В годы болезни и смерти Никиты Панина был написан им бессмертный «Недоросль» – единственная русская пьеса XVIII века, ставящаяся в России поныне. Пьеса с говорящими именами персонажей и с сюжетом, карикатурно напоминавшим… власть в Империи!.
На сцене – имение, где муж по фамилии Простаков – жалок и безвластен, а всем в имении заправляет женщина – жестокая и властная, с говорящей девической фамилией Скотинина. В ее поместье – невежественный немец по фамилии Вральман, притворяясь ученым, учит ленивого и тупого сына Скотининой… Как писал Гоголь: «Все в этой комедии кажется чудовищной карикатурой на все русское. А между тем нет ничего в ней карикатурного: все взято живьем с природы…»

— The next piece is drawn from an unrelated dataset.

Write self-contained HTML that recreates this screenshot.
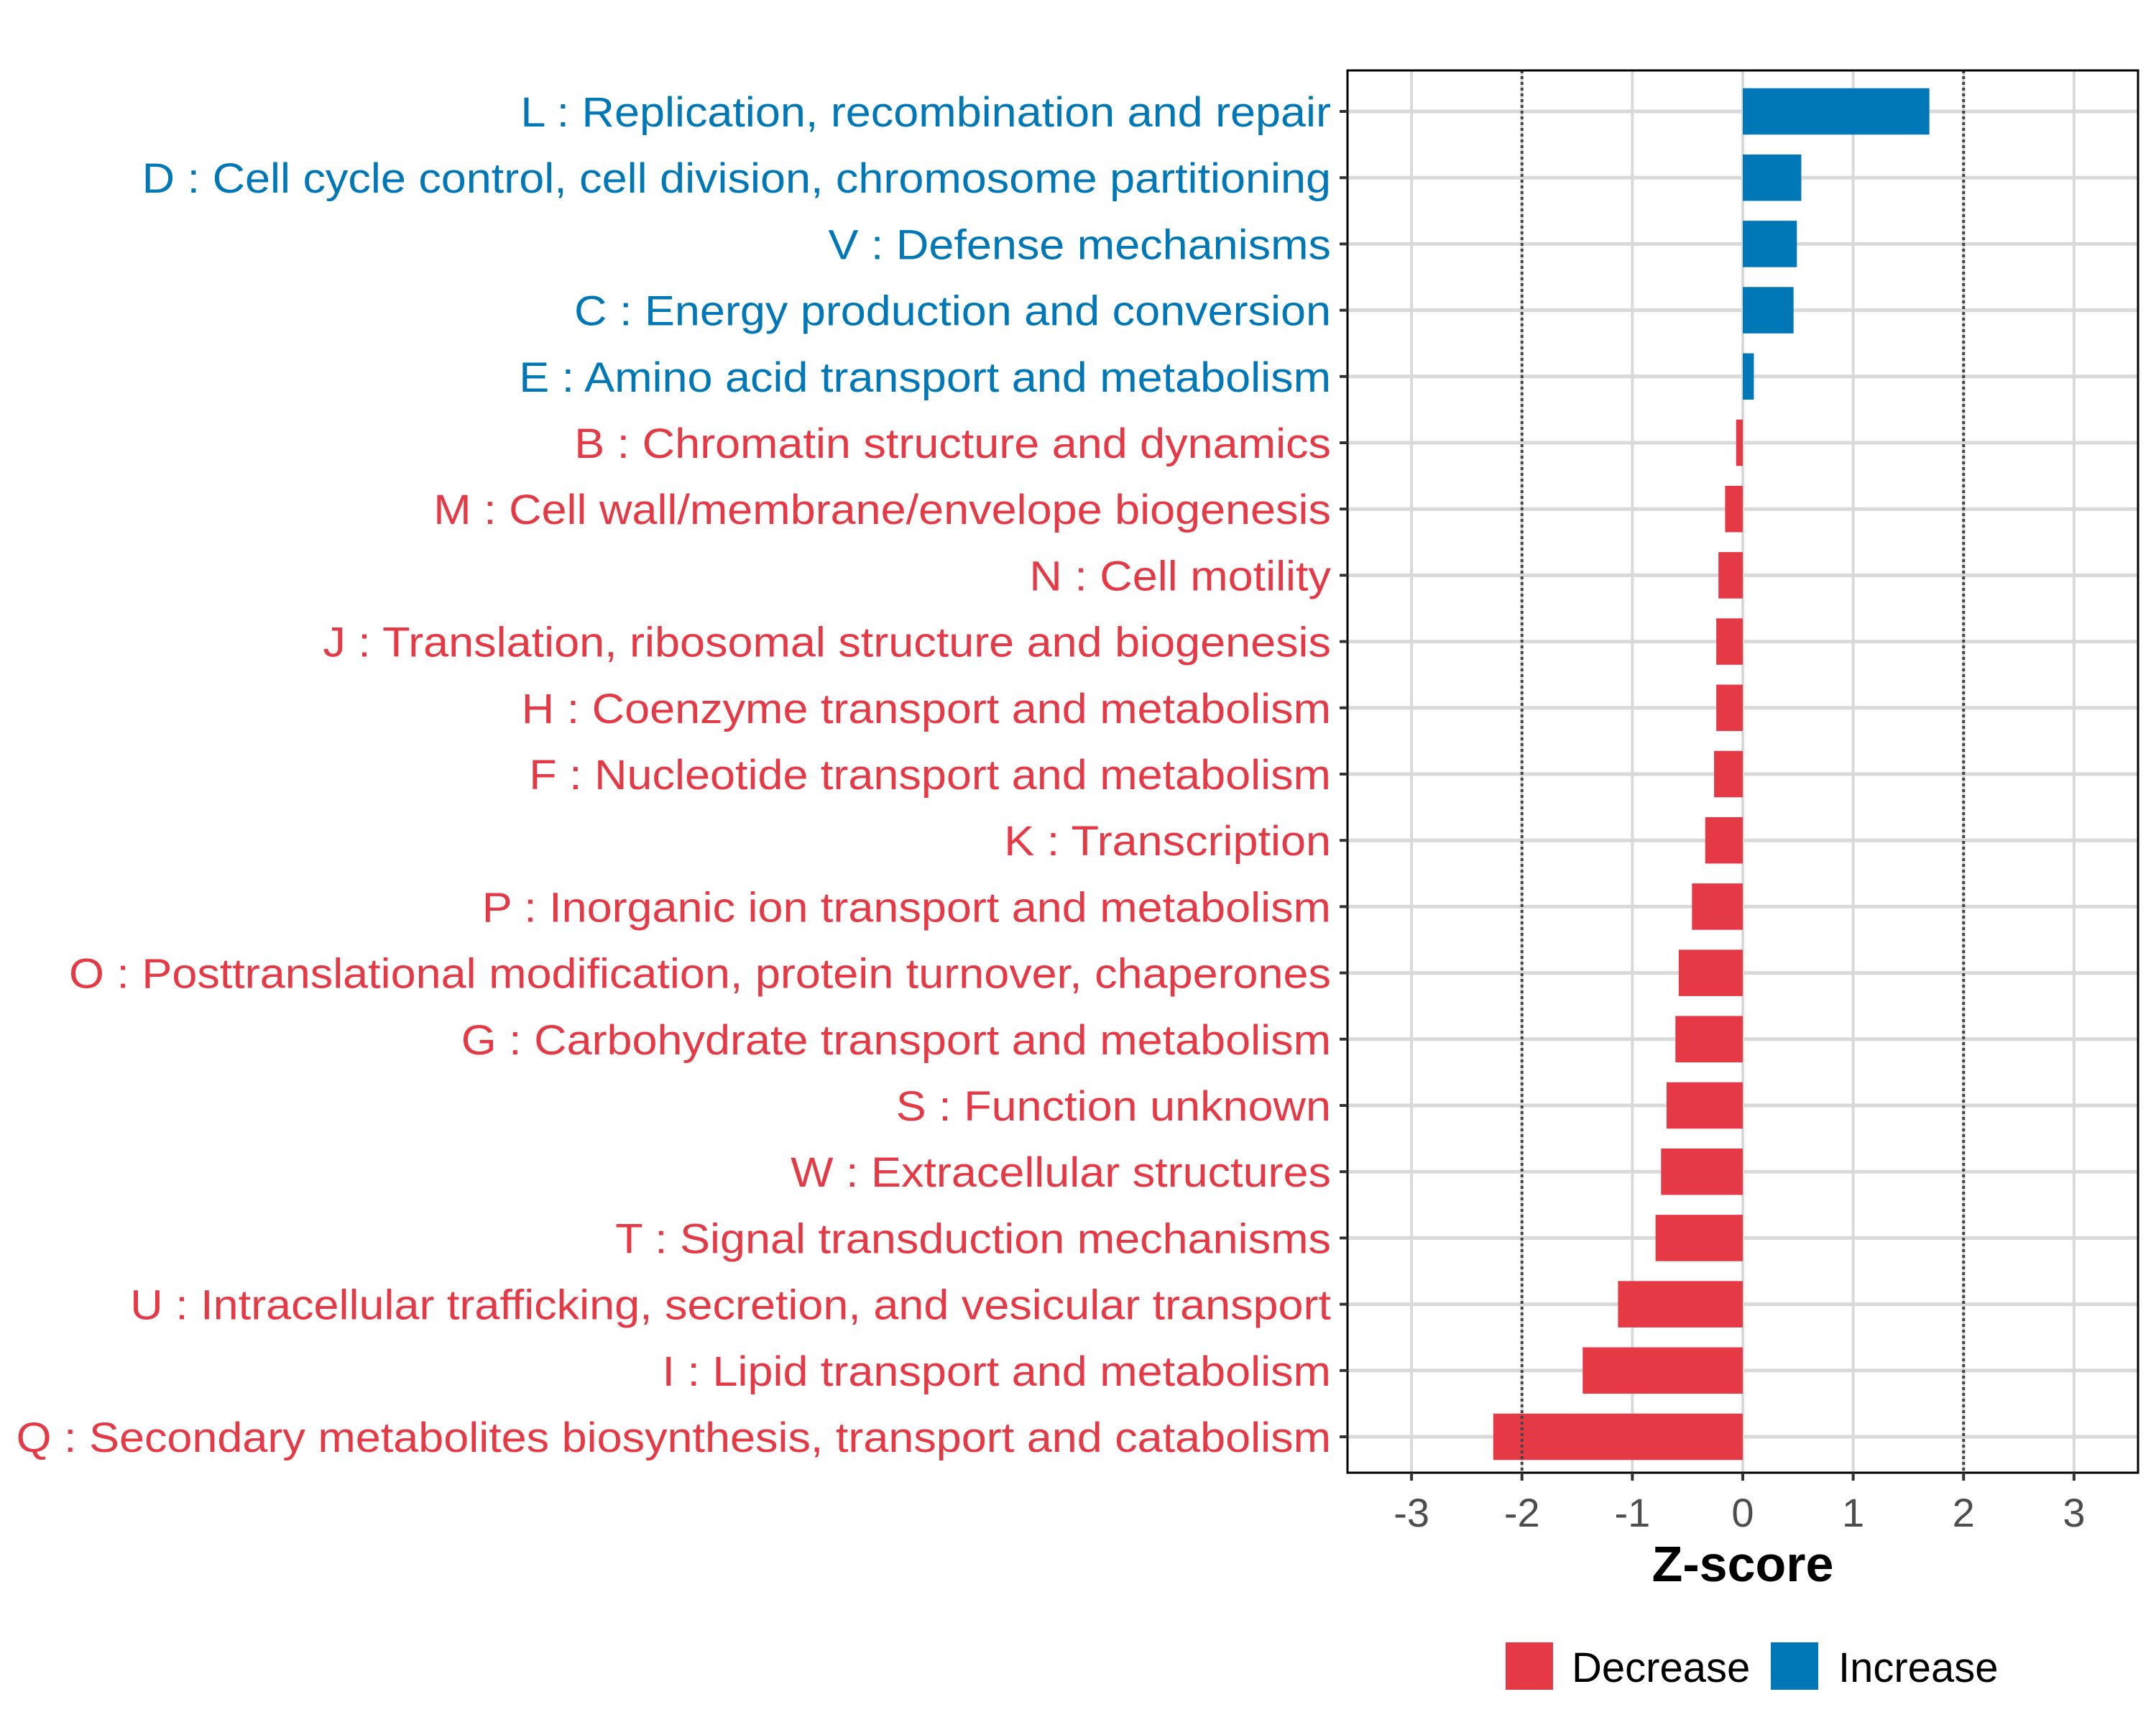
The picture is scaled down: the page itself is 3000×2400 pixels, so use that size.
<!DOCTYPE html>
<html><head><meta charset="utf-8"><style>
html,body{margin:0;padding:0;background:#fff}
svg{display:block;font-family:"Liberation Sans",Arial,sans-serif}
</style></head><body>
<svg id="chart" width="3000" height="2400" viewBox="0 0 3000 2400"></svg>
<script>
const categories=["L : Replication, recombination and repair","D : Cell cycle control, cell division, chromosome partitioning","V : Defense mechanisms","C : Energy production and conversion","E : Amino acid transport and metabolism","B : Chromatin structure and dynamics","M : Cell wall/membrane/envelope biogenesis","N : Cell motility","J : Translation, ribosomal structure and biogenesis","H : Coenzyme transport and metabolism","F : Nucleotide transport and metabolism","K : Transcription","P : Inorganic ion transport and metabolism","O : Posttranslational modification, protein turnover, chaperones","G : Carbohydrate transport and metabolism","S : Function unknown","W : Extracellular structures","T : Signal transduction mechanisms","U : Intracellular trafficking, secretion, and vesicular transport","I : Lipid transport and metabolism","Q : Secondary metabolites biosynthesis, transport and catabolism"];
const zscores=[1.69,0.53,0.49,0.46,0.10,-0.06,-0.16,-0.22,-0.24,-0.24,-0.26,-0.34,-0.46,-0.58,-0.61,-0.69,-0.74,-0.79,-1.13,-1.45,-2.26];
const xTicks=[-3,-2,-1,0,1,2,3];
const xTickLabels=["-3","-2","-1","0","1","2","3"];
const thresholds=[-2,2];
const legendLabels=["Decrease","Increase"];

const NS="http://www.w3.org/2000/svg";
const svg=document.getElementById('chart');
const L=1875,R=2975,T=98,B=2049,XMIN=-3.58,XMAX=3.58;
const RED="#E63946",BLUE="#0077B6";
function xs(v){return L+(v-XMIN)/(XMAX-XMIN)*(R-L);}
const n=categories.length;
const step=(1999-155)/(n-1);
function ys(i){return 155+step*i;}
function mk(tag,attrs,parent){const e=document.createElementNS(NS,tag);for(const k in attrs)e.setAttribute(k,attrs[k]);(parent||svg).appendChild(e);return e;}
function stretch(t,f){const w=t.getComputedTextLength();t.setAttribute('textLength',w*f);t.setAttribute('lengthAdjust','spacingAndGlyphs');}

xTicks.forEach((t,i)=>{
  const g=mk('line',{x1:xs(t),x2:xs(t),y1:T,y2:B,stroke:'#d9d9d9','stroke-width':4});
  
  
});
categories.forEach((c,i)=>{
  const g=mk('line',{x1:L,x2:R,y1:ys(i),y2:ys(i),stroke:'#d9d9d9','stroke-width':5});
  
  
});
const bh=step*0.7;
zscores.forEach((v,i)=>{
  const x0=xs(Math.min(0,v)),x1=xs(Math.max(0,v));
  const r=mk('rect',{x:x0,y:ys(i)-bh/2,width:x1-x0,height:bh,fill:v>=0?BLUE:RED});
  
  
});
thresholds.forEach(t=>{
  const l=mk('line',{x1:xs(t),x2:xs(t),y1:T,y2:B,stroke:'#444','stroke-width':4,'stroke-dasharray':'4 4'});
  
  
});
const pb=mk('rect',{x:L,y:T,width:R-L,height:B-T,fill:'none',stroke:'#000','stroke-width':3});


categories.forEach((c,i)=>{
  const tk=mk('line',{x1:L-11,x2:L,y1:ys(i),y2:ys(i),stroke:'#333','stroke-width':4});
  
  
  const t=mk('text',{x:1852,y:ys(i)+21,'text-anchor':'end','font-size':58,fill:zscores[i]>=0?BLUE:RED});
  t.textContent=c;
  
  
  stretch(t,1.085);
});
xTicks.forEach((v,i)=>{
  const tk=mk('line',{x1:xs(v),x2:xs(v),y1:B,y2:B+11,stroke:'#333','stroke-width':4});
  
  
  const t=mk('text',{x:xs(v),y:2124,'text-anchor':'middle','font-size':56,fill:'#4d4d4d'});
  t.textContent=xTickLabels[i];
  
  
});
const ttl=mk('text',{x:xs(0),y:2200,'text-anchor':'middle','font-size':70,'font-weight':'bold',fill:'#000'});
ttl.textContent='Z-score';


const lg=[{x:2095,c:RED,tx:2187},{x:2464,c:BLUE,tx:2558}];
lg.forEach((d,i)=>{
  const r=mk('rect',{x:d.x,y:2285,width:66,height:66,fill:d.c});
  
  
  const t=mk('text',{x:d.tx,y:2340,'font-size':58,fill:'#000'});
  t.textContent=legendLabels[i];
  
  
});
</script>
</body></html>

После страхов и колебаний пьеса была поставлена в Петербурге. На премьере публика аплодировала приятным образом – метала на сцену кошельки. По легенде, то ли Державин, то ли сам Потемкин прокричал в восторге: «Умри, Денис, лучше не напишешь!» Фонвизин мог чувствовать себя русским Бомарше. И почувствовал…
Приглашенный в «Собеседник» великий насмешник стал одним из самых активных авторов. Он опередил Дашкову в создании толкового словаря – напечатал в журнале свой словарь, «Опыт Российского сословника». Это был первый российский… сатирический словарь! Он заботливо знакомил со значением некоторых слов в отечественной жизни. Вот, например, статья о словах «запамятовать, забыть, предать забвению»: «Можно
На «Словаре» наш Бомарше не успокоился. Он воспользовался разрешением задавать вопросы редакции. И отправил (конечно же, анонимно) «Несколько вопросов, могущих возбудить в умных и честных людях особое внимание». Скажем сразу: язвительных вопросов! Императрице тоже анонимно, но пришлось на них отвечать.

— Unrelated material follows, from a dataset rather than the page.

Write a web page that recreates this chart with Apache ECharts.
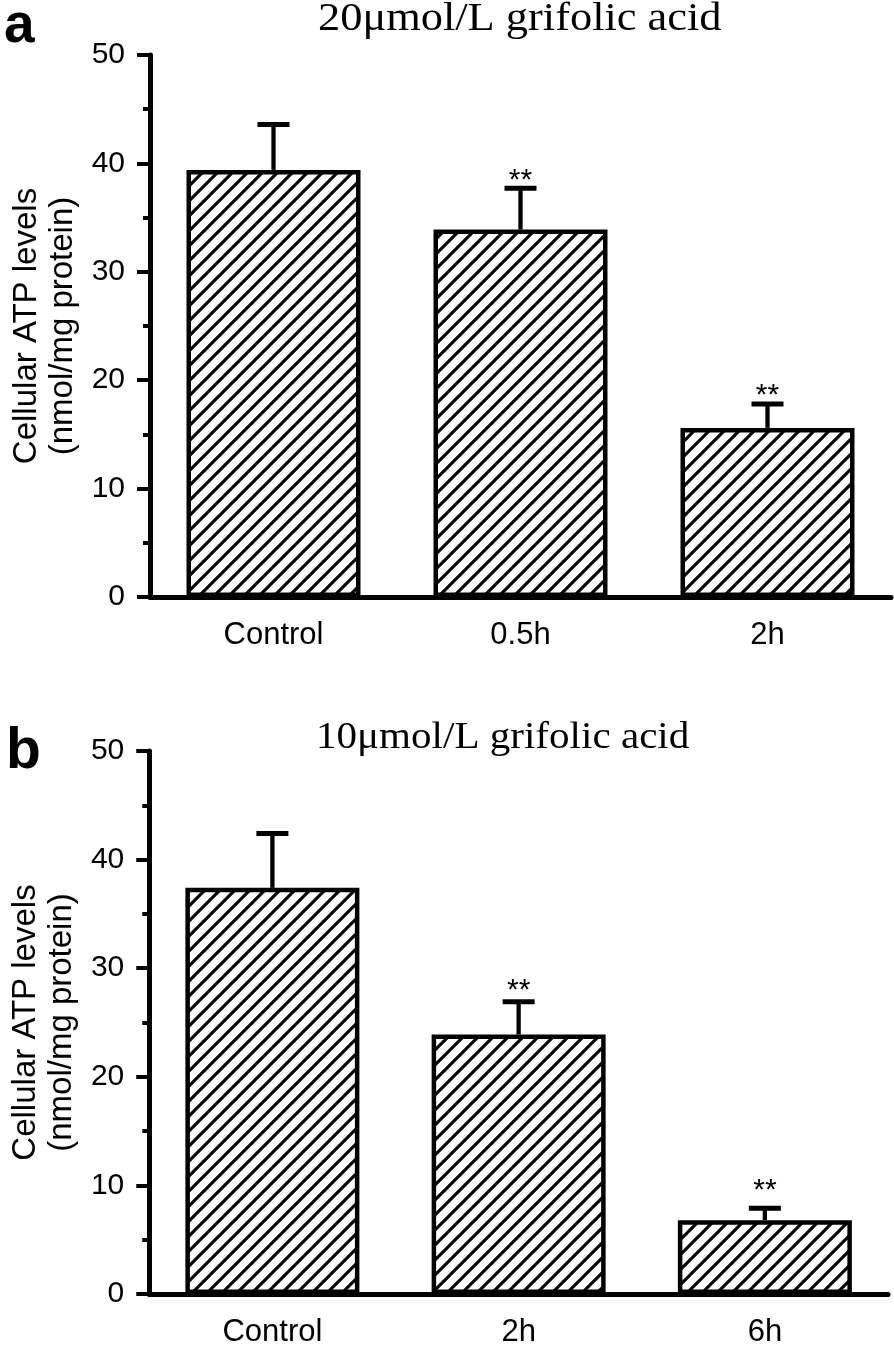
<!DOCTYPE html>
<html>
<head>
<meta charset="utf-8">
<script src="https://cdn.jsdelivr.net/npm/echarts@6/dist/echarts.min.js"></script>
<style>
html,body{margin:0;padding:0;background:#fff;}
#chart{width:894px;height:1353px;}
</style>
</head>
<body>
<div id="chart"></div>
<script>
// ---- data ----
const catsA = ['Control', '0.5h', '2h'];
const meanA = [39.4, 33.9, 15.6];
const errA  = [4.2, 3.8, 2.2];
const sigA  = ['', '**', '**'];

const catsB = ['Control', '2h', '6h'];
const meanB = [37.4, 23.9, 6.8];
const errB  = [5.0, 3.0, 1.1];
const sigB  = ['', '**', '**'];

const titleA = '20\u03bcmol/L grifolic acid';
const titleB = '10\u03bcmol/L grifolic acid';
const yName = 'Cellular ATP levels\n(nmol/mg protein)';
const yMin = 0, yMax = 50, yStep = 10;

// ---- style ----
const SANS = 'Liberation Sans';
const SERIF = 'Liberation Serif';
const starOffsetA = [8, 8, 8];
const starOffsetB = [8, 11, 17];

function hatch() {
  const s = 15;
  const c = document.createElement('canvas');
  c.width = s; c.height = s;
  const g = c.getContext('2d');
  g.fillStyle = '#fff';
  g.fillRect(0, 0, s, s);
  g.strokeStyle = '#000';
  g.lineWidth = 3.1;
  [0, s, 2 * s].forEach(k => {
    g.beginPath();
    g.moveTo(-3, k + 3);
    g.lineTo(k + 3, -3);
    g.stroke();
  });
  return c;
}
const pattern = { image: hatch(), repeat: 'repeat' };

function yAxisCfg(gi) {
  return {
    type: 'value', gridIndex: gi, min: yMin, max: yMax, interval: yStep,
    name: yName, nameLocation: 'middle', nameRotate: 90, nameGap: 69,
    nameTextStyle: { fontFamily: SANS, fontSize: 33, color: '#000', lineHeight: 36 },
    axisLine: { show: true, lineStyle: { color: '#000', width: 5 } },
    axisTick: { show: true, inside: false, length: 13, lineStyle: { color: '#000', width: 4 } },
    minorTick: { show: true, splitNumber: 2, length: 7, lineStyle: { color: '#000', width: 4 } },
    splitLine: { show: false },
    minorSplitLine: { show: false },
    axisLabel: { fontFamily: SANS, fontSize: 30, color: '#000', margin: 25 }
  };
}
function xAxisCfg(gi, cats) {
  return {
    type: 'category', gridIndex: gi, data: cats,
    axisLine: { show: true, lineStyle: { color: '#000', width: 5 } },
    axisTick: { show: false },
    axisLabel: { fontFamily: SANS, fontSize: 31, color: '#000', margin: 23 }
  };
}
function barSeries(gi, mean) {
  return {
    type: 'bar', xAxisIndex: gi, yAxisIndex: gi, data: mean, barWidth: 174,
    itemStyle: { color: pattern, borderColor: '#000', borderWidth: 4.5 },
    silent: true, animation: false
  };
}
function errSeries(gi, mean, err, sig, offs) {
  return {
    type: 'custom', xAxisIndex: gi, yAxisIndex: gi, z: 5, animation: false, silent: true,
    data: mean.map((m, i) => [i, m + err[i], m]),
    renderItem: function (params, api) {
      const i = params.dataIndex;
      const x = api.value(0), top = api.value(1), m = api.value(2);
      const p1 = api.coord([x, m]);
      const p2 = api.coord([x, top]);
      const ch = [
        { type: 'line', shape: { x1: p1[0], y1: p1[1], x2: p2[0], y2: p2[1] }, style: { stroke: '#000', lineWidth: 4.3 } },
        { type: 'line', shape: { x1: p2[0] - 16, y1: p2[1], x2: p2[0] + 16, y2: p2[1] }, style: { stroke: '#000', lineWidth: 5 } }
      ];
      if (sig[i]) {
        ch.push({ type: 'text', x: p2[0], y: p2[1] - offs[i],
          style: { text: sig[i], font: '30px "' + SANS + '"', fill: '#000',
                   align: 'center', verticalAlign: 'middle', textAlign: 'center', textVerticalAlign: 'middle' } });
      }
      return { type: 'group', children: ch };
    }
  };
}

const chart = echarts.init(document.getElementById('chart'), null, { renderer: 'canvas' });
chart.setOption({
  backgroundColor: '#fff',
  animation: false,
  grid: [
    { left: 150, right: 3, top: 55, height: 542 },
    { left: 147, right: 6, top: 751, height: 543 }
  ],
  xAxis: [xAxisCfg(0, catsA), xAxisCfg(1, catsB)],
  yAxis: [yAxisCfg(0), yAxisCfg(1)],
  series: [
    barSeries(0, meanA), errSeries(0, meanA, errA, sigA, starOffsetA),
    barSeries(1, meanB), errSeries(1, meanB, errB, sigB, starOffsetB)
  ],
  graphic: [
    { type: 'text', x: 318, y: 19, scaleX: 1.11, style: { text: titleA, font: '40px "' + SERIF + '"', fill: '#000', align: 'left', verticalAlign: 'middle' } },
    { type: 'text', x: 316, y: 738, scaleX: 1.11, style: { text: titleB, font: '37px "' + SERIF + '"', fill: '#000', align: 'left', verticalAlign: 'middle' } },
    { type: 'text', x: 4, y: 27, style: { text: 'a', font: 'bold 55px "' + SANS + '"', fill: '#000', align: 'left', verticalAlign: 'middle' } },
    { type: 'text', x: 6, y: 752, style: { text: 'b', font: 'bold 57px "' + SANS + '"', fill: '#000', align: 'left', verticalAlign: 'middle' } }
  ]
});
</script>
</body>
</html>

Но что же заинтересовало мрачного литератора после двадцати лет ее правления, когда держава достигла таких успехов в войнах, в образовании, в законодательстве?
«Отчего многих добрых людей видим в отставке?» – спрашивает он, конечно же, имея в виду судьбу Никиты Панина.
«Многие добрые люди вышли из службы, вероятно, для того, что нашли выгоду быть в отставке», – отвечает она.
«Отчего все в долгах?» – спрашивает весьма актуально писатель.
Екатерина отвечает насмешливо: «Оттого… что проживают более, нежели дохода имеют».
«Отчего главное старание большой части дворян состоит не в том, чтоб поскорей сделать детей своих людьми, а в том, чтоб поскорее сделать их не служа гвардии унтер-офицерами?»
«Одно легче другого!» (она определенно на высоте).
«Отчего знаки почестей, долженствующие свидетельствовать истинные отечеству заслуги, не производят по большой части к носящим их ни малейшего душевного почтения?»
«Оттого, что всякий любит и почитает лишь себе подобного, а не общественные и особенные добродетели», – начинает сердиться она.
«Отчего в прежние времена шуты… и балагуры чинов не имели, а ныне имеют, и весьма большие?»
Здесь в первый раз Екатерина не выдержала. Это был прямой выпад против человека, которого она знала всю жизнь, – давнего знакомца Льва Нарышкина. Он потешал до слез ее, обожавшую веселье. Нарышкин, например, заведовал царскими лошадьми, хотя не ездил верхом. Когда его назначили директором какого-то департамента, он пришел и увидел кошку на своем столе. И сказал: «Ну вот, видите, место занято», – и больше туда не показывался.
В ответ на явное поношение любимца она впервые ответила зло: «Сей вопрос родился от свободоязычия, которого предки наши не имели…» Возможно, здесь она окончательно поняла: даже ее имя не сдержит наших литераторов. И поставила рядом с опасным вопросом «NB» – важное.
«В чем состоит наш национальный характер?» – интересовался «аноним».
«В остром и скором понятии всего, в образцовом послушании и в корени всех добродетелей, от Творца человеку данных».
Так она объяснила Фонвизину: ему необходимо «скорое понятие» того, что без «образцового послушания» «свободоязычие» может завести его слишком далеко.
Но Фонвизин не унимался. В это время произошла история с Державиным. Поэту не забыли обличений в «Фелице». И ставший знаменитым автор «Фелицы» подвергся открытому преследованию генерал-прокурора Вяземского. Державин знал, как по-прежнему жалок и беспомощен поэт в России. Именно тогда он написал своему другу, секретарю Екатерины Храповицкому, о бескрылых поэтах и вечном ярме русского литератора.